--- BEGIN MATERIAL SUPPLIED ---
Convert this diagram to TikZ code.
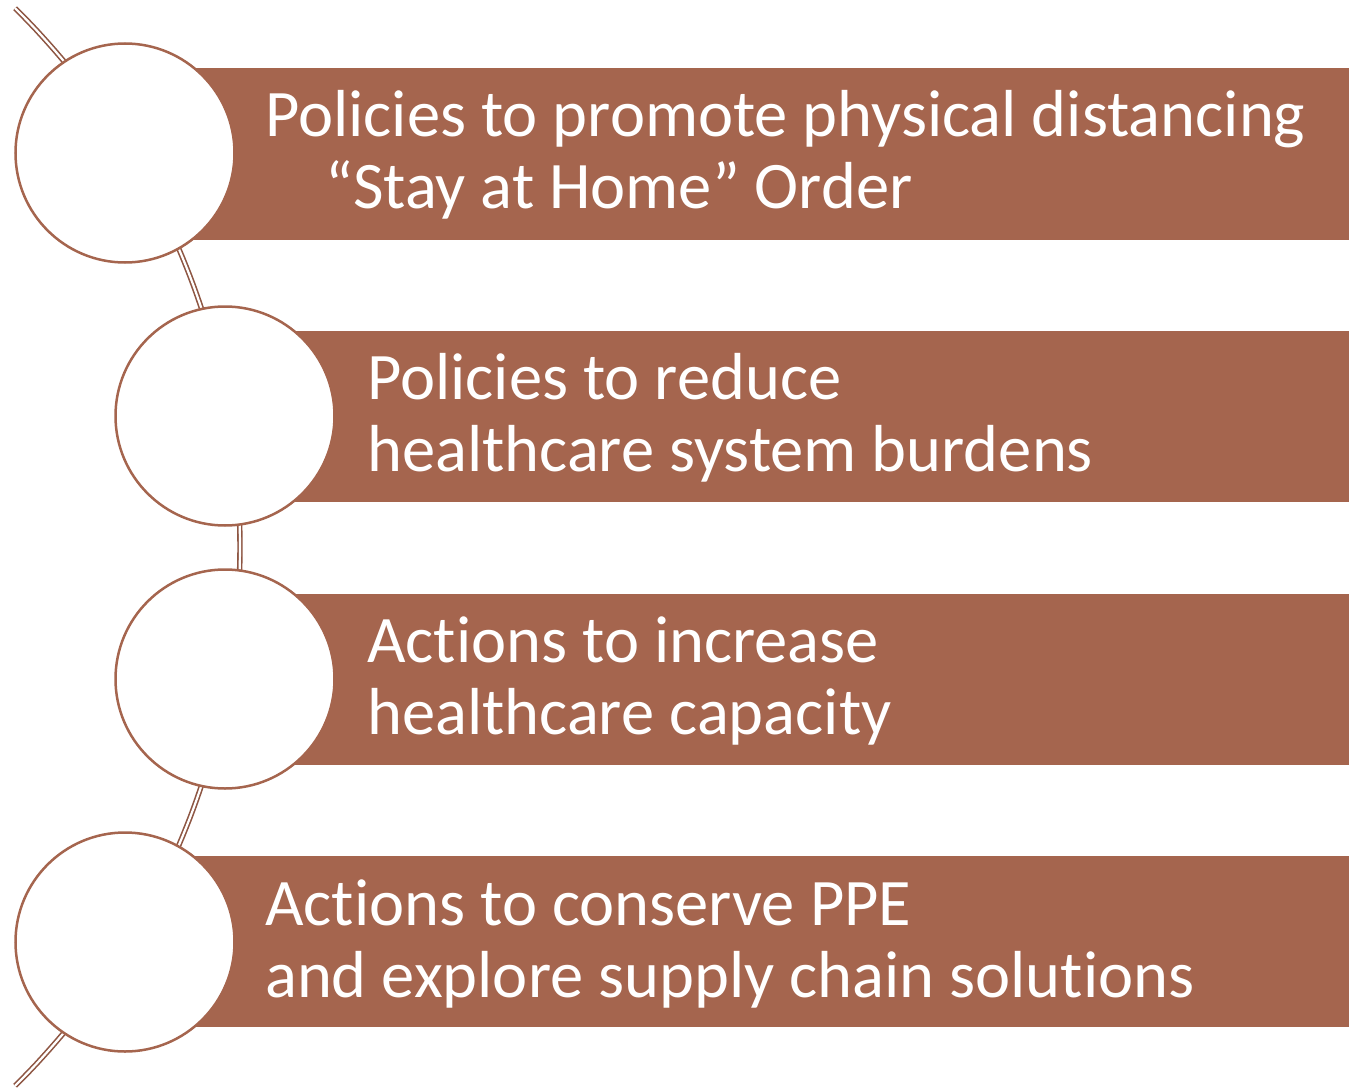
\documentclass[tikz,border=0pt]{standalone}
\usepackage{fontspec}
\setmainfont{Carlito}[Ligatures={NoCommon}]
\definecolor{boxcol}{HTML}{A5654E}
\definecolor{linecol}{HTML}{8E5643}
\begin{document}
\begin{tikzpicture}[x=1pt,y=-1pt,
  bar/.style={fill=boxcol,draw=none},
  disc/.style={circle,draw=boxcol,line width=2.5pt,fill=white,minimum size=219pt,inner sep=0pt},
  label/.style={anchor=base west,inner sep=0pt,text=white,font=\fontsize{66.5}{72}\selectfont},
  rail/.style={draw=linecol,line width=1.6pt,double=white,double distance=2.2pt}]
\useasboundingbox (0,0) rectangle (1354,1089);
% connecting arc
\coordinate (top) at ({-518+758*cos(-45.3)},{547+758*sin(-45.3)});
\coordinate (bot) at ({-518+758*cos(45.3)},{547+758*sin(45.3)});
\draw[rail] plot[domain=-45.3:45.3,samples=120] ({-518+758*cos(\x)},{547+758*sin(\x)});
% bars
\path[bar] (150,68) rectangle (1349,240) node[pos=0,inner sep=0] (r1) {};
\path[bar] (250,331) rectangle (1349,502) node[pos=0,inner sep=0] (r2) {};
\path[bar] (250,594) rectangle (1349,765) node[pos=0,inner sep=0] (r3) {};
\path[bar] (150,856) rectangle (1349,1027) node[pos=0,inner sep=0] (r4) {};
% circles
\node[disc] (c1) at (125,153) {};
\node[disc] (c2) at (225,416) {};
\node[disc] (c3) at (225,679) {};
\node[disc] (c4) at (125,942) {};
% texts
\node[label] (t1a) at (265,136) {Policies to promote physical distancing};
\node[label] (t1b) at (325,208) {“Stay at Home” Order};
\node[label] (t2a) at (367,399) {Policies to reduce};
\node[label] (t2b) at (367,471) {healthcare system burdens};
\node[label] (t3a) at (367,662) {Actions to increase};
\node[label] (t3b) at (367,734) {healthcare capacity};
\node[label] (t4a) at (265,925) {Actions to conserve PPE};
\node[label] (t4b) at (265,997) {and explore supply chain solutions};
\end{tikzpicture}
\end{document}
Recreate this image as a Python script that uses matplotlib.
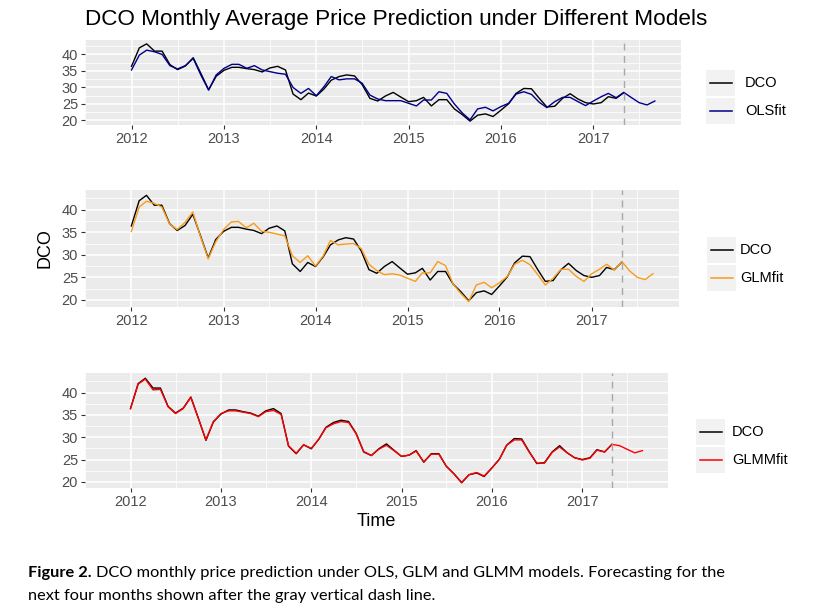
import matplotlib
matplotlib.use("Agg")
import matplotlib.pyplot as plt
import matplotlib.dates as mdates
from matplotlib.patches import Rectangle
from matplotlib.lines import Line2D
import numpy as np
import pandas as pd
from datetime import datetime

plt.rcParams["font.family"] = ["Liberation Sans", "DejaVu Sans"]

# ---------------- data ----------------
months = pd.date_range("2012-01-01", "2017-09-01", freq="MS")
obs_end = pd.Timestamp("2017-05-01")

dco = [36.4, 42.0, 43.2, 41.0, 41.0, 36.9, 35.4, 36.5, 39.0, 34.3, 29.3, 33.4,
       35.2, 36.1, 36.1, 35.7, 35.4, 34.7, 35.9, 36.4, 35.3, 28.0, 26.3, 28.3,
       27.4, 29.6, 32.2, 33.3, 33.8, 33.5, 30.9, 26.7, 25.9, 27.4, 28.5, 27.1,
       25.7, 26.0, 27.0, 24.4, 26.3, 26.3, 23.5, 21.8, 19.8, 21.6, 22.0, 21.2,
       23.1, 25.1, 28.2, 29.7, 29.6, 26.7, 24.1, 24.3, 26.7, 28.1, 26.5, 25.4,
       25.0, 25.4, 27.2, 26.7, 28.4]

ols_fit = [35.3, 39.8, 41.3, 40.8, 40.0, 36.6, 35.6, 36.6, 38.8, 33.8, 29.2, 33.8,
           35.8, 37.0, 37.0, 35.8, 36.6, 35.3, 34.8, 34.3, 34.0, 30.0, 28.2, 29.7,
           27.5, 30.3, 33.3, 32.3, 32.6, 32.6, 31.3, 27.7, 26.5, 26.0, 26.0, 26.0,
           25.2, 24.4, 26.2, 26.2, 28.7, 28.2, 25.0, 22.3, 20.2, 23.5, 24.0, 22.9,
           24.2, 25.2, 28.0, 28.7, 27.9, 25.5, 23.9, 25.7, 27.0, 27.0, 25.7, 24.5,
           25.9, 27.2, 28.2, 26.9, 28.5, 26.9, 25.4, 24.7, 25.9]

glm_fit = [35.2, 40.6, 41.9, 41.4, 40.6, 36.8, 35.6, 37.2, 39.5, 34.1, 29.1, 32.9,
           35.6, 37.3, 37.4, 36.0, 37.0, 35.2, 35.0, 34.6, 34.2, 29.8, 28.3, 29.8,
           27.5, 29.8, 33.2, 32.2, 32.4, 32.5, 31.4, 27.9, 26.5, 25.6, 25.8, 25.5,
           24.8, 24.1, 26.0, 26.0, 28.5, 27.6, 23.5, 21.4, 19.6, 23.3, 23.9, 22.7,
           23.8, 25.2, 27.9, 28.8, 27.8, 25.6, 23.3, 24.8, 26.8, 26.8, 25.2, 24.1,
           25.8, 26.8, 27.9, 26.6, 28.5, 26.4, 25.0, 24.5, 25.8]

glmm_fit = [36.4, 41.9, 43.0, 40.6, 40.7, 36.8, 35.3, 36.4, 38.9, 34.3, 29.4, 33.5,
            35.3, 35.9, 35.9, 35.6, 35.3, 34.6, 35.7, 36.0, 35.1, 28.1, 26.4, 28.3,
            27.5, 29.6, 32.1, 33.0, 33.5, 33.3, 30.8, 26.8, 25.9, 27.3, 28.2, 27.0,
            25.7, 26.0, 26.9, 24.5, 26.2, 26.2, 23.5, 21.8, 19.9, 21.6, 22.1, 21.3,
            23.1, 25.1, 28.2, 29.4, 29.4, 26.6, 24.2, 24.2, 26.6, 27.8, 26.5, 25.4,
            24.9, 25.3, 27.1, 26.7, 28.4, 28.1, 27.3, 26.5, 27.0]

fit_names = ["OLSfit", "GLMfit", "GLMMfit"]
fit_series = [ols_fit, glm_fit, glmm_fit]
fit_colors = ["#00008B", "#F99B1C", "#FF0000"]
yticks = [20, 25, 30, 35, 40]
year_ticks = [2012, 2013, 2014, 2015, 2016, 2017]

W, H = 824, 614
fig = plt.figure(figsize=(W / 100, H / 100), dpi=100)
fig.patch.set_facecolor("white")

def fr(x, y):
    return x / W, 1 - y / H

# panel pixel boxes: left, top, right, bottom
boxes = [(85, 40, 681, 125), (85, 190, 679, 307), (85, 373, 668, 488)]
# legend: key box left, first row center y, text x
legends = [(706, 83, 745), (707, 250, 740), (696, 432, 732)]
key_h = 28
key_w = 29

span = months[-1] - months[0]
pad = span * 0.05
xlo, xhi = months[0] - pad, months[-1] + pad

axes = []
for i, (l, t, r, b) in enumerate(boxes):
    ax = fig.add_axes([l / W, 1 - b / H, (r - l) / W, (b - t) / H])
    axes.append(ax)
    ax.set_facecolor("#EBEBEB")
    for s in ax.spines.values():
        s.set_visible(False)
    ax.plot(months[:len(dco)], dco, color="black", lw=1.0, zorder=3)
    ax.plot(months, fit_series[i], color=fit_colors[i], lw=1.0, zorder=4)
    ax.axvline(obs_end, color="#A8A8A8", lw=1.0, ls=(0, (5, 4)), zorder=5)
    ax.set_xlim(xlo, xhi)
    vmin, vmax = min(dco + fit_series[i]), max(dco + fit_series[i])
    e = (vmax - vmin) * 0.05
    ax.set_ylim(vmin - e, vmax + e)
    ax.set_yticks(yticks)
    ax.set_yticks([22.5, 27.5, 32.5, 37.5, 42.5], minor=True)
    ax.set_xticks([datetime(y, 1, 1) for y in year_ticks])
    ax.set_xticks([datetime(y, 7, 1) for y in [2011] + year_ticks], minor=True)
    ax.xaxis.set_major_formatter(mdates.DateFormatter("%Y"))
    ax.grid(which="major", color="white", lw=1.1, zorder=0)
    ax.grid(which="minor", color="white", lw=0.55, zorder=0)
    ax.set_axisbelow(True)
    ax.tick_params(which="major", length=3, width=0.8, color="#333333",
                   labelcolor="#4D4D4D", labelsize=10.5, pad=2)
    ax.tick_params(which="minor", length=0)

    # legend
    kl, ky, tx = legends[i]
    labels = ["DCO", fit_names[i]]
    cols = ["black", fit_colors[i]]
    for j in range(2):
        cy = ky + j * key_h
        x0, y0 = fr(kl, cy + key_h / 2 - 1)
        fig.patches.append(Rectangle((x0, y0), key_w / W, (key_h - 2) / H,
                                     transform=fig.transFigure,
                                     facecolor="#F2F2F2", edgecolor="none"))
        xa, ya = fr(kl + 4, cy)
        xb, _ = fr(kl + key_w - 3, cy)
        fig.lines.append(Line2D([xa, xb], [ya, ya], transform=fig.transFigure,
                                color=cols[j], lw=1.1))
        fig.text(*fr(tx, cy), labels[j], fontsize=10.5, va="center",
                 ha="left", color="black")

axes[1].set_ylabel("DCO", fontsize=13, labelpad=6)
axes[2].set_xlabel("Time", fontsize=13, labelpad=3)

fig.text(*fr(85, 20), "DCO Monthly Average Price Prediction under Different Models",
         fontsize=16.2, ha="left", va="center", color="black")

# caption
cap_font = ["Lato", "DejaVu Sans"]
cap_size = 11.8
t1 = fig.text(*fr(28, 573), "Figure 2.", fontsize=cap_size, weight="bold",
              family=cap_font, va="center", ha="left")
fig.canvas.draw()
bb = t1.get_window_extent()
fig.text((bb.x1 + 4) / W, 1 - 573 / H,
         "DCO monthly price prediction under OLS, GLM and GLMM models. Forecasting for the",
         fontsize=cap_size, family=cap_font, va="center", ha="left")
fig.text(*fr(28, 596), "next four months shown after the gray vertical dash line.",
         fontsize=cap_size, family=cap_font, va="center", ha="left")

fig.savefig("out.png", dpi=100)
--- END MATERIAL SUPPLIED ---
▶ [PROBLEM TO SOLVE] Transcribe, leaving out pictures, each line from the one containing "Recreate this image" through the one containing "25.9, 27.2, 28.2, 26.9, 28.5, 26.9, 25.4, 24.7, 25.9]".

▶ [TASK RESPONSE]
Recreate this image as a Python script that uses matplotlib.
import matplotlib
matplotlib.use("Agg")
import matplotlib.pyplot as plt
import matplotlib.dates as mdates
from matplotlib.patches import Rectangle
from matplotlib.lines import Line2D
import numpy as np
import pandas as pd
from datetime import datetime

plt.rcParams["font.family"] = ["Liberation Sans", "DejaVu Sans"]

# ---------------- data ----------------
months = pd.date_range("2012-01-01", "2017-09-01", freq="MS")
obs_end = pd.Timestamp("2017-05-01")

dco = [36.4, 42.0, 43.2, 41.0, 41.0, 36.9, 35.4, 36.5, 39.0, 34.3, 29.3, 33.4,
       35.2, 36.1, 36.1, 35.7, 35.4, 34.7, 35.9, 36.4, 35.3, 28.0, 26.3, 28.3,
       27.4, 29.6, 32.2, 33.3, 33.8, 33.5, 30.9, 26.7, 25.9, 27.4, 28.5, 27.1,
       25.7, 26.0, 27.0, 24.4, 26.3, 26.3, 23.5, 21.8, 19.8, 21.6, 22.0, 21.2,
       23.1, 25.1, 28.2, 29.7, 29.6, 26.7, 24.1, 24.3, 26.7, 28.1, 26.5, 25.4,
       25.0, 25.4, 27.2, 26.7, 28.4]

ols_fit = [35.3, 39.8, 41.3, 40.8, 40.0, 36.6, 35.6, 36.6, 38.8, 33.8, 29.2, 33.8,
           35.8, 37.0, 37.0, 35.8, 36.6, 35.3, 34.8, 34.3, 34.0, 30.0, 28.2, 29.7,
           27.5, 30.3, 33.3, 32.3, 32.6, 32.6, 31.3, 27.7, 26.5, 26.0, 26.0, 26.0,
           25.2, 24.4, 26.2, 26.2, 28.7, 28.2, 25.0, 22.3, 20.2, 23.5, 24.0, 22.9,
           24.2, 25.2, 28.0, 28.7, 27.9, 25.5, 23.9, 25.7, 27.0, 27.0, 25.7, 24.5,
           25.9, 27.2, 28.2, 26.9, 28.5, 26.9, 25.4, 24.7, 25.9]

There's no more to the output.